Interrogo Ergo Cogito

My recent trip to Nepal (March 2013) opened a Pandora’s box of questions. One question in particular got so deeply trapped in my mind that even though I have since found quite satisfactory answer to this question, or at least I believe I have, it got rooted in the back of my mind and just won’t let go off me.

How does a man get out of there? How does a man move on?

It all started on March 21 somewhere, perhaps on 100th kilometer of a 170 km long landslide-prone hilly Kathmandu-Pokhara highway.

With a bumper to bumper heavy vehicle traffic (97% buses and lorries) only few inches off some 500 m  long drop and spiced up with sparely guard-railed curves with Trishuli river more suitable for rafting than baby swim magisticaly raging underneath, hanging bridges, pedestrians, goats, kids in snow white uniforms waiting for school bus, water hydrants activities (morning grooming, laundry, dishes) and so much more made this barely 6-7 hour (there were no accidents ahead of us) express bus ride rather memorable. One could say.

The journey back was even more special. But it wasn’t the driving in the rain on the drop-side of the road that requires nerves of steel, margins on one’s side and lots of luck, which sadly not all of the lorry drivers had, that ‘made the trip’. I knew what was coming (not the rain) and I was prepared. It was something entirely different …..

Of course all those real adrenaline freaks on their suicide mission along old Yungas Road may somewhat disagree with me with regard to ‘on-the-scale’ danger of Kathmandu-Pokhara highway. I will not argue with them. What makes this highway so special, however, is its inhabitants.

How can anyone live in this most inhospitable of environments let alone bring up a family? Yet the road is heavily populated. For countless families this road is not only home but also a workplace. The only source of income. People live on the road and off the road selling refreshments and souvenirs to travelers.

The smallest stretch of land is inhabited. On few inches of land, some not larger than IKEA wardrobe, with a 500 m drop on one side and bumper to bumper traffic on other side small children are playing, most of them unsupervised. Every centimeter, every millimeter of land is somebody’s home. Majority of homes have no roof and/or walls. People and animals, mostly goats, live all together.

Even no-flat-land land is occupied. A nest built off the drop is then a home. Maybe 2 square meter platform with neither roof nor walls wrapped in a wire net protecting the inhabitants from falling. No furniture, no goats, no water hydrant. Lovely view and a couple of birds at pray flying above.

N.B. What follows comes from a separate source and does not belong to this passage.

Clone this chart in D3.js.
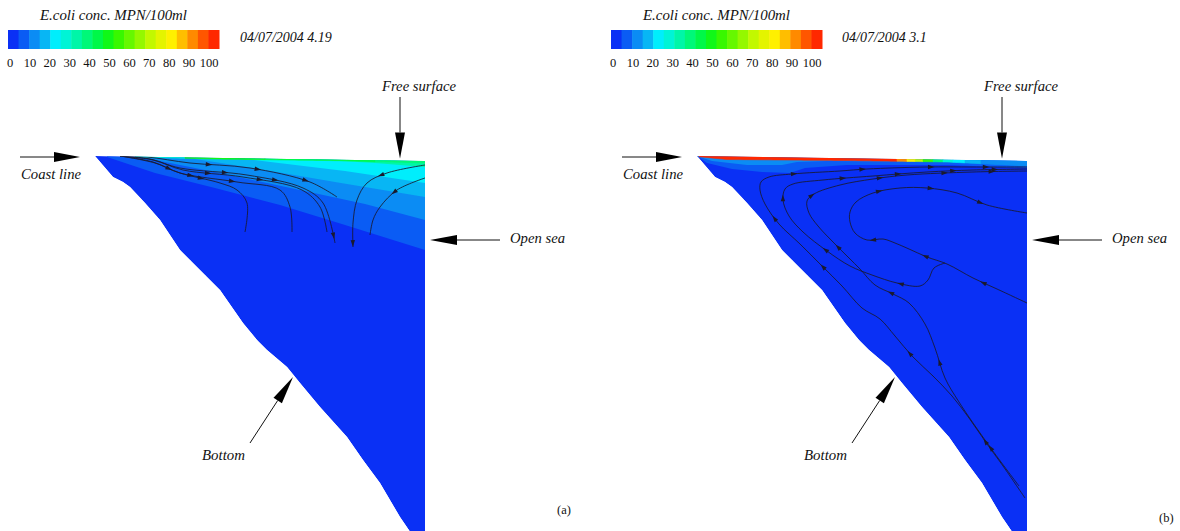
<!DOCTYPE html>
<html><head><meta charset="utf-8">
<script src="https://cdn.jsdelivr.net/npm/d3@7"></script>
<style>
body{margin:0;background:#fff}
svg text{font-family:'Liberation Serif','Times New Roman',Times,serif;fill:#111}
</style>
</head><body>
<svg id="c" width="1180" height="531" font-family="Liberation Serif, Times New Roman, serif"></svg>
<script>
// ---------------- DATA ----------------
const legendTitle = "E.coli conc. MPN/100ml";
const panelDates = ["04/07/2004 4.19", "04/07/2004 3.1"];
const panelTags = ["(a)", "(b)"];
const tickLabels = [0,10,20,30,40,50,60,70,80,90,100];
const levelStarts = d3.range(0,100,5);           // 20 colour levels of 5 MPN/100ml
const palette = ["#0a30f5","#0a5cf4","#0b8cf4","#08b6f4","#00eefc","#00f4d6","#00f6a8","#00f878",
                 "#00f848","#10f818","#38f800","#66f800","#94f800","#c2f800","#e4f400","#fff000",
                 "#ffbe00","#ff8a00","#ff5600","#ff2800"];

// domain geometry (x = distance from coast, d = depth), same for both runs
const surfaceX = [0, 330], surfaceD = [0, 5];
const bottomX = [0,18,28,35,50,65,85,95,110,125,148,162,172,192,205,225,252,268,285,305,318];
const bottomD = [0,21,26,31,47,64,94,104,119,134,167,184,194,211,227,251,281,304,327,361,380];
const openSeaX = 330, openSeaBottomD = 380;

// run (a): concentration band boundaries (upper region of each filled with given level)
const leftBandLevels = [1, 2, 3, 4, 6];
const leftBand1 = [[12,1],[60,17],[120,32],[185,49],[250,69],[330,94]];
const leftBand2 = [[50,2],[120,16],[205,34],[270,48],[330,64]];
const leftBand3 = [[100,3],[170,14],[240,26],[330,41]];
const leftBand4 = [[150,3],[250,15],[330,27]];
const leftBand5 = [[200,2.5],[280,7],[330,11]];
const leftStripBottom = [[40,1],[120,3],[250,4.8],[330,7]];
const leftStripX = [40,90,170,280,330];
const leftStripLevel = [5,9,8,7];

// run (b)
const rightBandLevels = [1, 2];
const rightBand1 = [[0,0],[10,7],[35,13],[65,16],[93,17],[108,12],[150,9],[250,9],[330,12]];
const rightBand2 = [[0,0],[15,5],[50,9],[85,9],[100,6],[130,5],[250,6],[330,10]];
const rightStripBottom = [[0,0.5],[30,3.5],[150,4.5],[250,6],[330,10]];
const rightStripX = [2,200,210,218,226,236,246,256,268,284,330];
const rightStripLevel = [19,17,15,13,10,7,5,4,3,2];

// streamlines run (a)
const leftS1 = [[25,0],[52,1],[95,7],[155,12],[215,26],[242,41]];
const leftS2 = [[25,0],[55,3],[85,12],[152,19],[208,32],[228,47],[240,87]];
const leftS3 = [[25,0],[58,4],[88,14],[148,21],[207,34],[225,51],[232,76]];
const leftS4 = [[25,0],[58,6],[85,17],[142,26],[185,34],[195,51],[197,76]];
const leftS5 = [[25,0],[60,7],[85,17],[125,27],[142,34],[152,47],[150,76]];
const leftS6 = [[330,9],[292,17],[272,27],[262,44],[258,67],[258,91]];
const leftS7 = [[330,22],[302,34],[285,51],[278,64],[275,79]];
// streamlines run (b)
const rightA = [[328,342],[306,310],[290,288],[272,262],[255,240],[236,220],[216,201],[198,180],[183,163],[165,152],[145,130],[125,110],[103,88],[82,68],[68,48],[63,34],[64,26],[72,21],[95,18],[143,15],[170,13],[230,11],[276,11],[330,11]];
const rightB = [[248,107],[237,112],[231,124],[223,130],[200,127],[175,119],[153,110],[130,95],[106,76],[92,60],[86,44],[88,33],[96,28],[126,24],[176,20],[230,16],[276,14],[330,13]];
const rightC = [[322,330],[293,291],[262,246],[248,222],[238,192],[228,168],[212,147],[196,138],[178,129],[163,113],[152,102],[136,86],[121,70],[112,57],[110,45],[117,38],[143,29],[176,23],[210,19],[276,16],[330,15]];
const rightD = [[330,147],[300,133],[276,122],[250,108],[230,101],[212,93],[198,87],[186,83],[170,84],[158,77],[153,66],[153,56],[159,46],[176,37],[203,32],[230,32],[260,37],[290,49],[330,57]];

// ---------------- DRAW ----------------
const FONT = "Liberation Serif, Times New Roman, serif";
const svg = d3.select("#c");
const color = d3.scaleQuantize().domain([0,100]).range(palette);
const lvl = i => palette[i];

function interp(pts, x){
  const xs = pts.map(p=>p[0]), ds = pts.map(p=>p[1]);
  return d3.scaleLinear().domain(xs).range(ds).clamp(true)(x);
}
const surf = x => d3.scaleLinear().domain(surfaceX).range(surfaceD)(x);

const panels = [
  {id:"a", x0:95, x1:425, legendX:8, dateX:240, tagX:557, tagY:514,
   bands:[leftBand1,leftBand2,leftBand3,leftBand4,leftBand5], bandLevels:leftBandLevels,
   stripBottom:leftStripBottom, stripX:leftStripX, stripLevel:leftStripLevel,
   lines:[[leftS1,[0.4,0.62,0.84]],[leftS2,[0.42,0.62,0.97]],[leftS3,[0.38,0.6]],[leftS4,[0.35,0.55]],
          [leftS5,[0.3,0.5]],[leftS6,[0.35,0.97]],[leftS7,[0.4]]]},
  {id:"b", x0:697, x1:1027, legendX:611, dateX:842, tagX:1159, tagY:522,
   bands:[rightBand1,rightBand2], bandLevels:rightBandLevels,
   stripBottom:rightStripBottom, stripX:rightStripX, stripLevel:rightStripLevel,
   lines:[[rightA,[0.1,0.27,0.45,0.55,0.66,0.76,0.86,0.94]],[rightB,[0.12,0.3,0.45,0.6,0.72,0.84,0.93]],
          [rightC,[0.08,0.25,0.4,0.52,0.63,0.75,0.86,0.94]],[rightD,[0.12,0.28,0.42,0.62,0.75,0.88]]]}
];

panels.forEach((P,pi)=>{
  const x = d3.scaleLinear().domain([0,330]).range([P.x0,P.x1]);
  const y = d3.scaleLinear().domain([0,375]).range([156,531]);
  const g = svg.append("g");
  const line = d3.line().x(d=>x(d[0])).y(d=>y(d[1]));

  const domainPts = [[surfaceX[0],surfaceD[0]],[surfaceX[1],surfaceD[1]],[openSeaX,openSeaBottomD]]
     .concat(bottomX.map((bx,i)=>[bx,bottomD[i]]).reverse());
  const clipId = "clip"+P.id;
  g.append("clipPath").attr("id",clipId).append("path").attr("d", line(domainPts)+"Z");
  const cg = g.append("g").attr("clip-path",`url(#${clipId})`);
  cg.append("path").attr("d", line(domainPts)+"Z").attr("fill", lvl(0));

  P.bands.forEach((b,bi)=>{
    const x0 = b[0][0];
    const pts = b.concat([[330, surf(330)],[x0, surf(x0)]]);
    cg.append("path").attr("d", line(pts)+"Z").attr("fill", lvl(P.bandLevels[bi]));
  });
  for(let i=0;i<P.stripLevel.length;i++){
    const a = P.stripX[i], bb = P.stripX[i+1];
    const xs = d3.range(a, bb, 3).concat([bb]);
    const pts = xs.map(v=>[v, interp(P.stripBottom, v)]).concat([[bb, surf(bb)-0.5],[a, surf(a)-0.5]]);
    cg.append("path").attr("d", line(pts)+"Z").attr("fill", lvl(P.stripLevel[i]))
      .attr("stroke", lvl(P.stripLevel[i])).attr("stroke-width",0.6);
  }

  const sl = d3.line().x(d=>x(d[0])).y(d=>y(d[1])).curve(d3.curveCatmullRom.alpha(0.5));
  P.lines.forEach(([pts, arrows])=>{
    const path = cg.append("path").attr("d", sl(pts)).attr("fill","none")
      .attr("stroke","#1a1a2e").attr("stroke-width",1).attr("stroke-opacity",0.85);
    const node = path.node(), L = node.getTotalLength();
    arrows.forEach(f=>{
      const l = f*L, p = node.getPointAtLength(l), q = node.getPointAtLength(Math.min(L, l+1.5)),
            r = node.getPointAtLength(Math.max(0, l-1.5));
      let dx = q.x-r.x, dy = q.y-r.y; const n = Math.hypot(dx,dy)||1; dx/=n; dy/=n;
      const tip=[p.x+dx*3.5,p.y+dy*3.5], b1=[p.x-dx*3-dy*2.2,p.y-dy*3+dx*2.2], b2=[p.x-dx*3+dy*2.2,p.y-dy*3-dx*2.2];
      cg.append("path").attr("d",`M${tip}L${b1}L${b2}Z`).attr("fill","#1a1a2e");
    });
  });

  const ann = svg.append("g");
  function arrow(tx,ty,fx,fy,headLen){
    const dx=tx-fx, dy=ty-fy, n=Math.hypot(dx,dy), ux=dx/n, uy=dy/n;
    const bx=tx-ux*headLen, by=ty-uy*headLen;
    ann.append("line").attr("x1",fx).attr("y1",fy).attr("x2",bx).attr("y2",by)
       .attr("stroke","#111").attr("stroke-width",1);
    ann.append("path").attr("d",`M${tx},${ty}L${bx-uy*5},${by+ux*5}L${bx+uy*5},${by-ux*5}Z`).attr("fill","#000");
  }
  arrow(x(-15), y(1), x(-75), y(1), 26);
  arrow(x(305), y(2.5), x(305), y(-59), 26);
  arrow(x(335), y(84), x(405), y(84), 27);
  arrow(x(198), y(221), x(155), y(287), 28);
  const it = (tx,ty,s,w)=>ann.append("text").attr("x",tx).attr("y",ty).attr("font-style","italic")
        .attr("font-family",FONT).attr("font-size",14).attr("textLength",w).attr("lengthAdjust","spacingAndGlyphs").text(s);
  it(x(-74), y(23), "Coast line", 60);
  it(x(287), y(-65), "Free surface", 74);
  it(x(415), y(87), "Open sea", 55);
  it(x(107), y(304), "Bottom", 43);
  ann.append("text").attr("x",P.tagX).attr("y",P.tagY).attr("font-family",FONT).attr("font-size",12.5).text(panelTags[pi]);

  const lg = svg.append("g");
  const lx = d3.scaleLinear().domain([0,100]).range([P.legendX, P.legendX+211]);
  lg.selectAll("rect").data(levelStarts).join("rect")
    .attr("x",d=>lx(d)).attr("y",30).attr("width",d=>lx(d+5)-lx(d)+0.5).attr("height",19)
    .attr("fill",d=>color(d+2.5));
  const tx = d3.scaleLinear().domain([0,100]).range([P.legendX+2, P.legendX+201]);
  lg.selectAll("text.tk").data(tickLabels).join("text").attr("class","tk")
    .attr("x",d=>tx(d)).attr("y",67).attr("text-anchor","middle").attr("font-family",FONT)
    .attr("font-size",12.5).text(d=>d);
  lg.append("text").attr("x",P.legendX+32).attr("y",20)
    .attr("font-style","italic").attr("font-family",FONT).attr("font-size",14)
    .attr("textLength",147).attr("lengthAdjust","spacingAndGlyphs").text(legendTitle);
  lg.append("text").attr("x",P.dateX).attr("y",42).attr("font-style","italic").attr("font-family",FONT)
    .attr("font-size",14).text(panelDates[pi]);
});
</script>
</body></html>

Then I saw some 6-7 people sitting in there. Like animals in the cage staring apathetically into nowhere. It was in this second, then and there, that everything went numb and my brain froze. I desperately needed an answer to one question.

This is the picture. And this is the question.

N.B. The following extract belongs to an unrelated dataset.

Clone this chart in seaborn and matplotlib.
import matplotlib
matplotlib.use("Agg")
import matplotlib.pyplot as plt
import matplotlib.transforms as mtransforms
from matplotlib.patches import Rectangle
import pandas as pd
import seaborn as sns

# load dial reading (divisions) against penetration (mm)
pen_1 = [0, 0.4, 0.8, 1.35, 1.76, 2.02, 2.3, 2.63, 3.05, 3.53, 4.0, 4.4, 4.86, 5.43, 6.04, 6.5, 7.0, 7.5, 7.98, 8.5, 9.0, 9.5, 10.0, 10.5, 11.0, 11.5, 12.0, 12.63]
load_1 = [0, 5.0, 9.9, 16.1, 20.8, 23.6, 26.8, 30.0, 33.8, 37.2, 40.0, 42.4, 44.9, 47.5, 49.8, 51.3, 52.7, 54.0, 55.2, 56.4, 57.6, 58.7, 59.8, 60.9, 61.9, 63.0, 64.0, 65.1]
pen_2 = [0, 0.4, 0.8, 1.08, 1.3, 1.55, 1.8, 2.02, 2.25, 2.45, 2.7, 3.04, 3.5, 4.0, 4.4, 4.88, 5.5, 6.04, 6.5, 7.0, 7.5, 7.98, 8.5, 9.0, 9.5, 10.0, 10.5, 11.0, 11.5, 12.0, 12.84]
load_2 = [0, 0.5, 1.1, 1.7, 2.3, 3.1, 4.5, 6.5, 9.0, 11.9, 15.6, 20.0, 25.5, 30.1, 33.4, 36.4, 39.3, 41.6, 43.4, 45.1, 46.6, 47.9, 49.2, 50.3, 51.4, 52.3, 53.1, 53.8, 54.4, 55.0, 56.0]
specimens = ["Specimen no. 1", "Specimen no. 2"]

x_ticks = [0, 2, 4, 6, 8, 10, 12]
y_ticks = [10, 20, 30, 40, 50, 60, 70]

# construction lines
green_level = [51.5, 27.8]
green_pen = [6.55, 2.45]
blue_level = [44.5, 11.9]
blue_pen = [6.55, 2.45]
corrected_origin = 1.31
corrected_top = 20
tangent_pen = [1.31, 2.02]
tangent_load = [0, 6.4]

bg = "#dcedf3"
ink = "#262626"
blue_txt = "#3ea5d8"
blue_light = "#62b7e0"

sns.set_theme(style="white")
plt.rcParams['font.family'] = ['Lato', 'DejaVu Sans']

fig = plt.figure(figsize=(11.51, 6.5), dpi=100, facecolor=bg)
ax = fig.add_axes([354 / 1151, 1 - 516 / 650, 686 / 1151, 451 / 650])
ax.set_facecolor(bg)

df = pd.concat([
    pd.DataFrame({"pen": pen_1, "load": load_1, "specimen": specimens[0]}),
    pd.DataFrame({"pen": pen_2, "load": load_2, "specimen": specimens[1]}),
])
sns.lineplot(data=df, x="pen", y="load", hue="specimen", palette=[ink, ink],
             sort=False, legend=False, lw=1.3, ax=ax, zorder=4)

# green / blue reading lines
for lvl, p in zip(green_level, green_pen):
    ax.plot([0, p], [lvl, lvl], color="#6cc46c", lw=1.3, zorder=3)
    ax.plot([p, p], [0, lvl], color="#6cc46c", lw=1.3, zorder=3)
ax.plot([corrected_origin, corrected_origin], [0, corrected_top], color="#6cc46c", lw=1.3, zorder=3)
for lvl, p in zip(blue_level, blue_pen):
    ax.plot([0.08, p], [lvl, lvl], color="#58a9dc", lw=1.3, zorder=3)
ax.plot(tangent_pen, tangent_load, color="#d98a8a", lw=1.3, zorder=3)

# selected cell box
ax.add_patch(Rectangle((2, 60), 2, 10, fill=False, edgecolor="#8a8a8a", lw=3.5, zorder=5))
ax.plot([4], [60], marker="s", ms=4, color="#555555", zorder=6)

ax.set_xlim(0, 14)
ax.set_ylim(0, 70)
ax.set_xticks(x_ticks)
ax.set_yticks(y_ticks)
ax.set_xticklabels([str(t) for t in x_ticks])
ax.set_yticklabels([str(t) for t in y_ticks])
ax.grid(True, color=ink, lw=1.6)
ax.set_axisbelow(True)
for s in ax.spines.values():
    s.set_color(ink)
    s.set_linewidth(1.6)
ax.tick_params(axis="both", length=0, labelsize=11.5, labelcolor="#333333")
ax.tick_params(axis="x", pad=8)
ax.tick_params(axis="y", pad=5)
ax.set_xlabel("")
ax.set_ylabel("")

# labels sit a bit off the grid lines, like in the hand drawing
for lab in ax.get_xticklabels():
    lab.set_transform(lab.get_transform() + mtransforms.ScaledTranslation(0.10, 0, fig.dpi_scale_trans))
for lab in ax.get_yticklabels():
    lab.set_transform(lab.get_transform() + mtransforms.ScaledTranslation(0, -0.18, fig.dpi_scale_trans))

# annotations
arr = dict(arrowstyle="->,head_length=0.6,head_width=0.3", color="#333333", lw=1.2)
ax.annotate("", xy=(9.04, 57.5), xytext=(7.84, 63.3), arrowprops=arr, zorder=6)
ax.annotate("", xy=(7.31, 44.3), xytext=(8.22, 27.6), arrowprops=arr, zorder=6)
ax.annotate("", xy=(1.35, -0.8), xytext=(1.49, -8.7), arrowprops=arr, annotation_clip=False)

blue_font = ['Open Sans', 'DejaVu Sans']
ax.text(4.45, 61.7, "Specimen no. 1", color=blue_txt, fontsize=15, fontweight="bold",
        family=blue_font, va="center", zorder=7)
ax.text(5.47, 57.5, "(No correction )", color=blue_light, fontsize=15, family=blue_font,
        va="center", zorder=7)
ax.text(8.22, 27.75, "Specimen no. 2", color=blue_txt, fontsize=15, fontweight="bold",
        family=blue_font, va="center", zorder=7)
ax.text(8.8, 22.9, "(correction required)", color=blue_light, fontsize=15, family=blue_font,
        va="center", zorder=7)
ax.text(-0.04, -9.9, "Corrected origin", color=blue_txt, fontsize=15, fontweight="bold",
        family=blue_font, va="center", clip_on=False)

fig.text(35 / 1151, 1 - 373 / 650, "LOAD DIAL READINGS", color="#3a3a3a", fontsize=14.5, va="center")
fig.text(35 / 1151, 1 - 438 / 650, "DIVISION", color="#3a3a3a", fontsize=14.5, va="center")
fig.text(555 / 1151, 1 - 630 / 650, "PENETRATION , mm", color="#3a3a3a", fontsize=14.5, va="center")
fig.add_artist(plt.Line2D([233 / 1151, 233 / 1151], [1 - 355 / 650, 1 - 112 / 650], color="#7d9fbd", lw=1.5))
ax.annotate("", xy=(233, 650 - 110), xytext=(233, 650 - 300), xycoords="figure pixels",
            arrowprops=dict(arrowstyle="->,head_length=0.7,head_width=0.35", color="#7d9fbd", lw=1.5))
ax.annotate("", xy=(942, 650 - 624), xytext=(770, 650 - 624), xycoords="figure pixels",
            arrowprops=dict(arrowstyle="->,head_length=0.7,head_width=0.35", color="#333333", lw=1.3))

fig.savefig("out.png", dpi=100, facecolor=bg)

How does a man get out of there?

Understandably I found that picture very disturbing. The vision of humans living this way was pretty shocking and triggered all sort of existential questions that I began to ask myself. Is it a culture shock? Perhaps it is a natural way of life that the western world forgot about? Perhaps these people lived like that all their lives and don’t know any different? Or perhaps it is the fruit of poverty? What are their dreams? A goat? Water hydrant? Couple of brick walls on flat land? Or do they dream of something else? Big dreams? If so, what do they need to do to pursue the dream and get out of that cage?

The ‘epiphany’ wasn’t much of a scientific breakthrough, not even much of a philosophical discovery but rather basic and elementary ‘phenomena’ …. one needs to be curious to move forward. Yes, I rediscovered the wheel.

This ‘enlightening realization’ struck me while naively envisioning a young boy lying on that platform in the middle of the night watching beautifully sparkling stars above him wondering what they were. So he watched them the next night and the next. The more he observed them the more he wondered … until the day he he could no longer keep his curiosity to himself and asked a question. Then another question, and another.

Slowly, slowly he was educating himself. Then one day ……

That must be it. One must be curious and ask questions to get anywhere.

Observation, curiosity, questions Problem solved.

Or is it? Thanks to this experience I myself came to realization the turning point in human evolution must have been ‘the first question’ asked by our ancestors. Consequently I asked myself (courtesy Google) ‘who asked the first question’ … and found this …

http://www.polyphony.ge/uploads/whoaskthefirst.pdf

Part I and II is not really suitable for an average man. Part III, however, is a must read. Most interesting.

“Interrogo Ergo Cogito” – “I ask questions, therefore I think” (“A question without curiosity cannot exist, although curiosity without a question is widespread among higher animals.”)

… and then they lived happily ever after.